Dell Inc. is setting up meetings with shareholders to assess their demands for getting its $24.4 billion buyout done and also preparing a public response to critics of the deal, said people with knowledge of the situation.

Dell and Silver Lake Management LLC are studying ways to address the concerns raised by large shareholders such as T. Rowe Price Group Inc., who said the $13.65-a-share offer undervalues the company. While Silver Lake is opposed to raising the price, one of the people said, the firm wants to meet with shareholders to gauge whether they would expect a bump of more than $1 a share or as little as 15 cents, said another person, who asked not to be identified because the process is private.

In the largest leveraged buyout since the financial crisis, founder Michael Dell and Silver Lake announced Feb. 5 their agreement to take Round Rock, Texas-based Dell private after the company lost almost a third of its value in 2012 amid stiffening competition in mobile and cloud computing. Their offer represents a 25 percent premium to Dell's closing price Jan. 11, the last trading day before Bloomberg News first reported the buyout talks.

"I don't think the current offer will get the shareholder vote, especially given the fact that the two largest shareholders have come out early and against," said Louis Meyer, an analyst at Oscar Gruss & Son Inc.


The buyers need approval by a majority of shareholders, excluding Michael Dell, who owns 14 percent of the shares. T. Rowe Price and Southeastern Asset Management together own more than 10 percent of the stock and have said Dell is worth more than its buyers have offered.

David Frink, a spokesman for Dell, declined to comment.
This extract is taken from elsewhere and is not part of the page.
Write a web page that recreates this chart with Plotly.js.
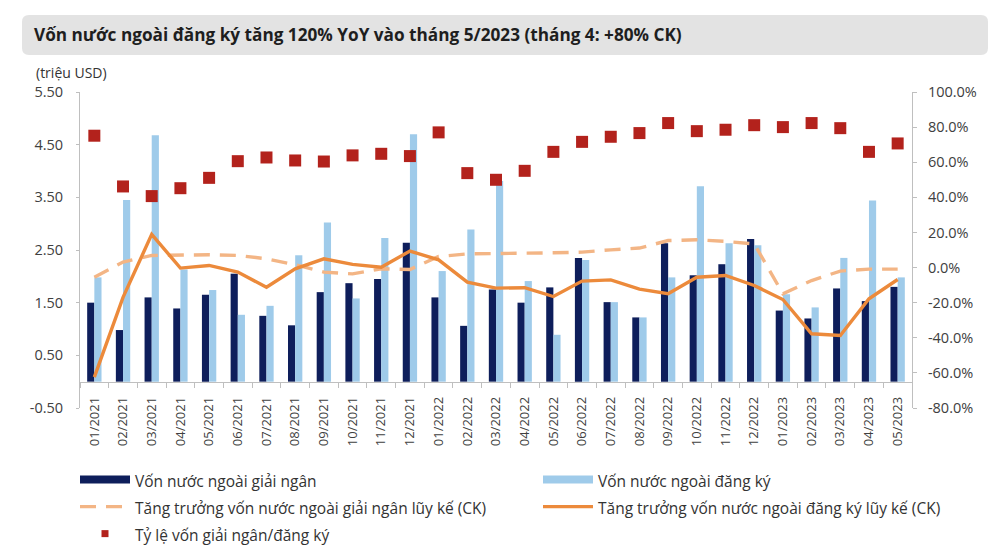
<!DOCTYPE html>
<html>
<head>
<meta charset="utf-8">
<script src="https://cdn.plot.ly/plotly-3.0.1.min.js"></script>
<style>html,body{margin:0;padding:0;background:#fff;}#chart{width:1000px;height:546px;}</style>
</head>
<body>
<div id="chart"></div>
<script>
const months = ['01/2021','02/2021','03/2021','04/2021','05/2021','06/2021','07/2021','08/2021','09/2021','10/2021','11/2021','12/2021',
  '01/2022','02/2022','03/2022','04/2022','05/2022','06/2022','07/2022','08/2022','09/2022','10/2022','11/2022','12/2022',
  '01/2023','02/2023','03/2023','04/2023','05/2023'];
const disbursed = [1.50,0.98,1.60,1.39,1.65,2.05,1.25,1.07,1.70,1.87,1.95,2.64,1.60,1.06,1.75,1.50,1.79,2.35,1.51,1.22,2.63,2.02,2.23,2.71,1.35,1.20,1.77,1.53,1.80];
const registered = [1.98,3.45,4.68,2.13,1.74,1.27,1.44,2.40,3.02,1.58,2.73,4.70,2.10,2.89,3.81,1.91,0.89,2.31,1.51,1.22,1.98,3.71,2.63,2.59,1.66,1.41,2.35,3.44,1.98];
const disbGrowth = [-5.5,3.1,6.9,7.3,7.3,6.9,5.0,1.6,-2.6,-3.6,-0.7,-1.1,6.3,7.8,7.8,8.2,8.4,8.8,10.1,11.1,15.4,15.8,14.9,13.5,-14.9,-7.4,-2.0,-0.9,-0.9];
const regGrowth = [-62.4,-17.0,18.9,-0.3,1.2,-2.6,-11.2,-0.7,5.0,1.8,0.2,9.4,4.4,-8.3,-11.7,-11.5,-16.5,-7.7,-7.0,-12.3,-14.9,-5.5,-4.5,-10.2,-18.2,-37.7,-38.7,-17.8,-6.8];
const ratio = [75.1,46.2,40.7,45.2,51.1,60.6,62.7,61.0,60.4,63.9,64.8,63.5,77.0,53.8,50.0,55.1,65.9,71.6,74.5,76.6,82.3,77.7,78.5,81.1,80.0,82.3,79.4,65.9,70.7];

const leftTickVals = [-0.5,0.5,1.5,2.5,3.5,4.5,5.5];
const leftTickText = ['-0.50','0.50','1.50','2.50','3.50','4.50','5.50'];
const rightTickVals = [-80,-60,-40,-20,0,20,40,60,80,100];
const rightTickText = ['-80.0%','-60.0%','-40.0%','-20.0%','0.0%','20.0%','40.0%','60.0%','80.0%','100.0%'];

const titleText = 'Vốn nước ngoài đăng ký tăng 120% YoY vào tháng 5/2023 (tháng 4: +80% CK)';
const unitText = '(triệu USD)';
const names = ['Vốn nước ngoài giải ngân','Vốn nước ngoài đăng ký','Tăng trưởng vốn nước ngoài giải ngân lũy kế (CK)','Tăng trưởng vốn nước ngoài đăng ký lũy kế (CK)','Tỷ lệ vốn giải ngân/đăng ký'];

const C = {dark:'#0e1e5b', light:'#9fcbea', dash:'#f3b585', solid:'#ec8a3b', red:'#b3221c', axis:'#bfbfbf', text:'#404040'};
const W = 1000, H = 546, M = {l:80, r:88, t:92, b:138};
const PW = W - M.l - M.r, PH = H - M.t - M.b;
const fx = px => (px - M.l) / PW;
const fy = py => (H - M.b - py) / PH;
const lab = s => '<span style="font-size:15.5px">' + s + '</span>';
const yRange = [-0.5, 5.5];
const LW = 398;

const traces = [
  {type:'scatter', x:[null], y:[null], mode:'lines', line:{color:C.dark, width:8}, name:lab(names[0]), legendgroup:'a', legendwidth:LW, hoverinfo:'skip'},
  {type:'scatter', x:[null], y:[null], mode:'lines', line:{color:C.light, width:8}, name:lab(names[1]), legendgroup:'b', hoverinfo:'skip'},
  {type:'bar', x:months, y:disbursed, marker:{color:C.dark}, showlegend:false, legendgroup:'a', name:names[0]},
  {type:'bar', x:months, y:registered, marker:{color:C.light}, showlegend:false, legendgroup:'b', name:names[1]},
  {type:'scatter', x:months, y:disbGrowth, yaxis:'y2', mode:'lines', line:{color:C.dash, width:3.4, dash:'16px,10px'}, name:lab(names[2]), legendgroup:'a', legendwidth:LW},
  {type:'scatter', x:months, y:regGrowth, yaxis:'y2', mode:'lines', line:{color:C.solid, width:3.4}, name:lab(names[3]), legendgroup:'b'},
  {type:'scatter', x:months, y:ratio, yaxis:'y2', mode:'markers', marker:{symbol:'square', size:12, color:C.red}, showlegend:false, legendgroup:'a', name:names[4]},
  {type:'scatter', x:[null], y:[null], yaxis:'y2', mode:'markers', marker:{symbol:'square', size:7, color:C.red}, name:lab(names[4]), legendgroup:'a', legendwidth:LW, hoverinfo:'skip'}
];

const r = 7, bx0 = 22, bx1 = 988, by0 = 15, by1 = 55;
const boxPath = 'M' + fx(bx0+r) + ',' + fy(by0) + ' L' + fx(bx1-r) + ',' + fy(by0) +
  ' Q' + fx(bx1) + ',' + fy(by0) + ' ' + fx(bx1) + ',' + fy(by0+r) +
  ' L' + fx(bx1) + ',' + fy(by1-r) + ' Q' + fx(bx1) + ',' + fy(by1) + ' ' + fx(bx1-r) + ',' + fy(by1) +
  ' L' + fx(bx0+r) + ',' + fy(by1) + ' Q' + fx(bx0) + ',' + fy(by1) + ' ' + fx(bx0) + ',' + fy(by1-r) +
  ' L' + fx(bx0) + ',' + fy(by0+r) + ' Q' + fx(bx0) + ',' + fy(by0) + ' ' + fx(bx0+r) + ',' + fy(by0) + ' Z';

const layout = {
  width:W, height:H,
  margin:{l:M.l, r:M.r, t:M.t, b:M.b, autoexpand:false},
  paper_bgcolor:'#ffffff', plot_bgcolor:'rgba(0,0,0,0)',
  font:{family:'"Open Sans", "Noto Sans", sans-serif', size:13, color:C.text},
  barmode:'group', bargap:0.5, bargroupgap:0,
  showlegend:true,
  title:{text:titleText, x:34/W, xref:'container', xanchor:'left', y:1-35/H, yref:'container', yanchor:'middle',
    font:{family:'"Open Sans", sans-serif', size:17.2, weight:700, color:'#1e1e1e'}},
  xaxis:{type:'category', anchor:'free', position:(0 - yRange[0])/(yRange[1]-yRange[0]), range:[-0.5, months.length-0.5],
    showline:true, linecolor:C.axis, linewidth:1, ticks:'outside', ticklen:5, tickcolor:C.axis, tickson:'boundaries',
    tickangle:-90, tickfont:{size:13, color:C.text}, ticklabelstandoff:9, showgrid:false, zeroline:false, fixedrange:true},
  yaxis:{range:yRange, tickvals:leftTickVals, ticktext:leftTickText, showline:true, linecolor:C.axis, ticks:'outside', ticklen:3,
    tickcolor:C.axis, showgrid:false, zeroline:false, tickfont:{size:14.5, color:C.text}, ticklabelstandoff:10},
  yaxis2:{overlaying:'y', side:'right', range:[-80,100], tickvals:rightTickVals, ticktext:rightTickText, showline:true, linecolor:C.axis,
    ticks:'outside', ticklen:4, tickcolor:C.axis, showgrid:false, zeroline:false, tickfont:{size:14.5, color:C.text}, ticklabelstandoff:8},
  legend:{orientation:'h', traceorder:'grouped', x:fx(75), xanchor:'left', y:fy(461), yanchor:'top', itemwidth:50,
    font:{size:18.5, color:'#333333'}, bgcolor:'rgba(0,0,0,0)', tracegroupgap:0},
  shapes:[{type:'path', xref:'paper', yref:'paper', path:boxPath, fillcolor:'#e3e3e3', line:{width:0}, layer:'below'}],
  annotations:[{text:unitText, xref:'paper', yref:'paper', x:fx(34), y:fy(73), xanchor:'left', yanchor:'middle', showarrow:false,
    font:{size:14, color:'#333333'}}]
};

Plotly.newPlot('chart', traces, layout, {displayModeBar:false, staticPlot:true});
</script>
</body>
</html>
While Dell and Silver Lake weren't surprised by Southeastern's response to the buyout, they were caught off guard by how quickly T. Rowe Price and others voiced opposition to the deal, one of the people familiar with the situation said. Dell and Silver Lake are evaluating a public response because they want to halt Southeastern's momentum, said this person.
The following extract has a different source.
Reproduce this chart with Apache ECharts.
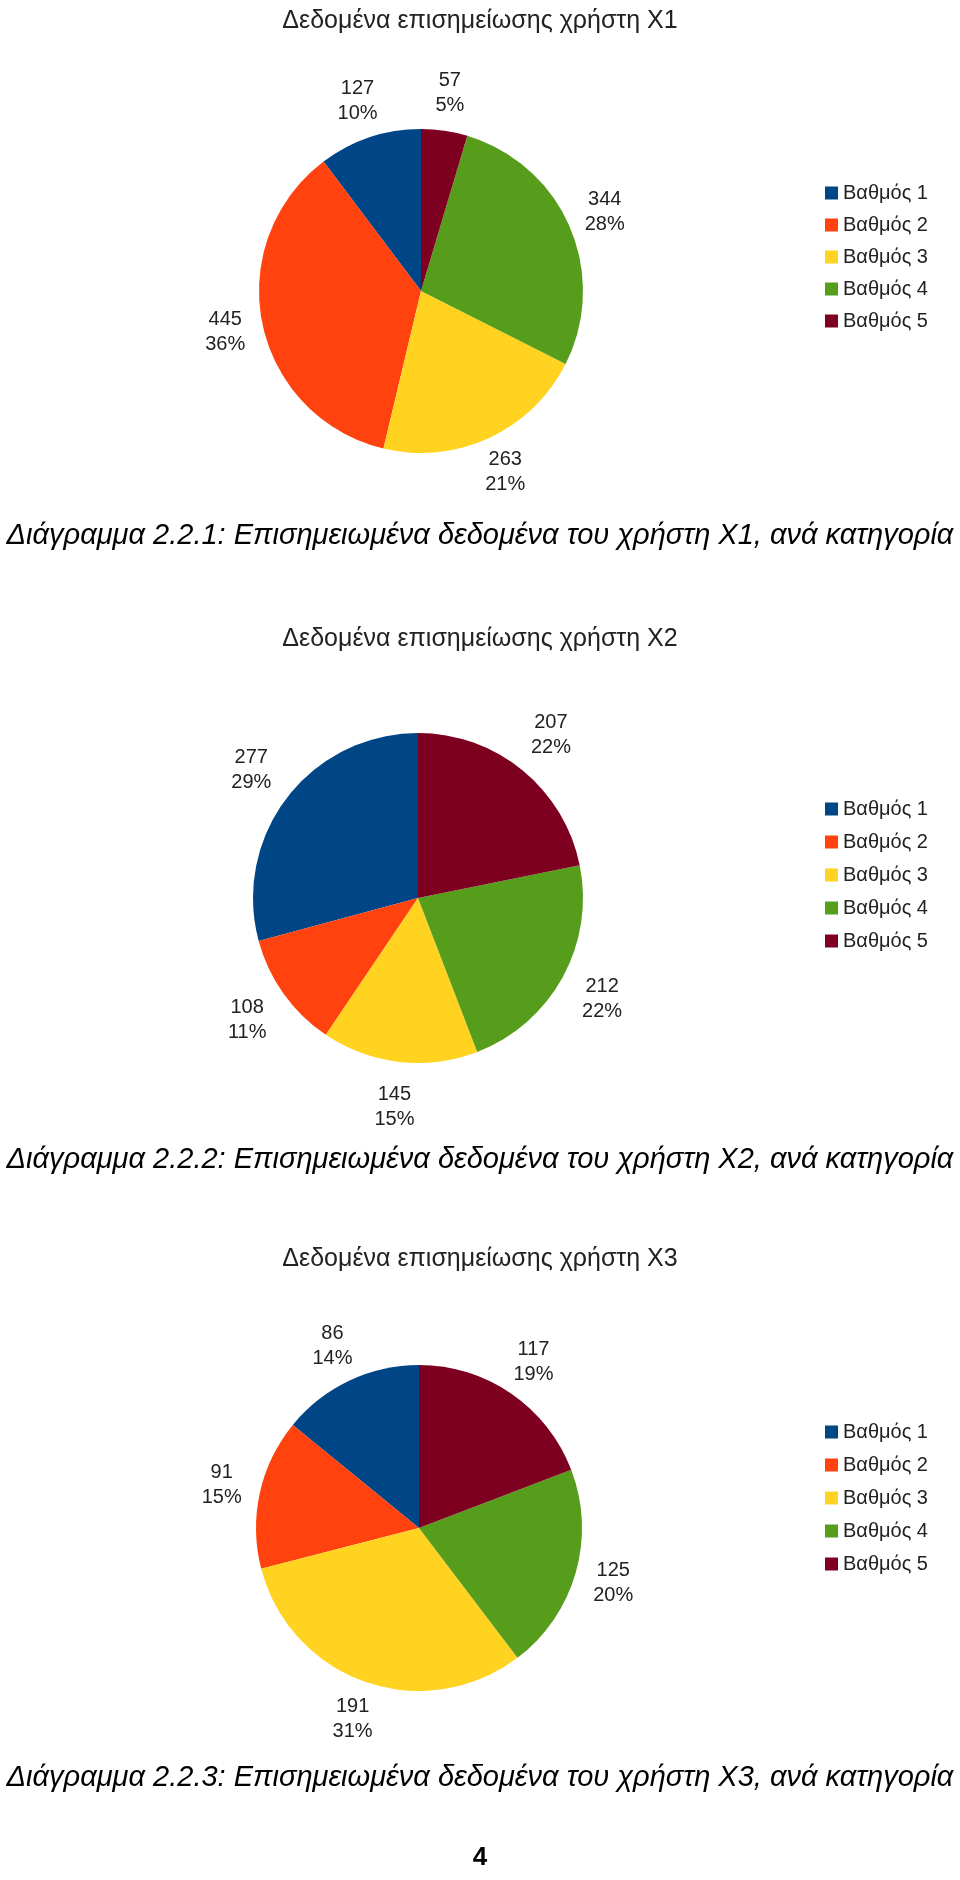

Evercore Partners Inc., which is also running a 45-day go- shop period to gauge whether there's a superior offer, hasn't attracted interest from a potential counter-bidder, said the people familiar. KKR & Co. and TPG Capital both conducted due diligence on Dell and aren't planning to pursue a counter-offer, said one of these people.

A representative for KKR didn't respond to a message seeking comment left outside normal business hours. Lisa Baker, a spokeswoman for TPG at Owen Blicksilver Public Relations Inc., declined to comment.

Dell slipped less than 1 percent to $13.77 Wednesday in New York, closing above the buyout price for the third day in a row.

The buyers may sweeten their offer by distributing a special dividend, said Gruss's Meyer. Opposing investors will first push for a higher price, he said. Failing that, they will probably "press for some sort of recapitalization, such as a special dividend." The company is supposed to distribute at least one dividend, for 8 cents a share, before the summer, when the deal is expected to close.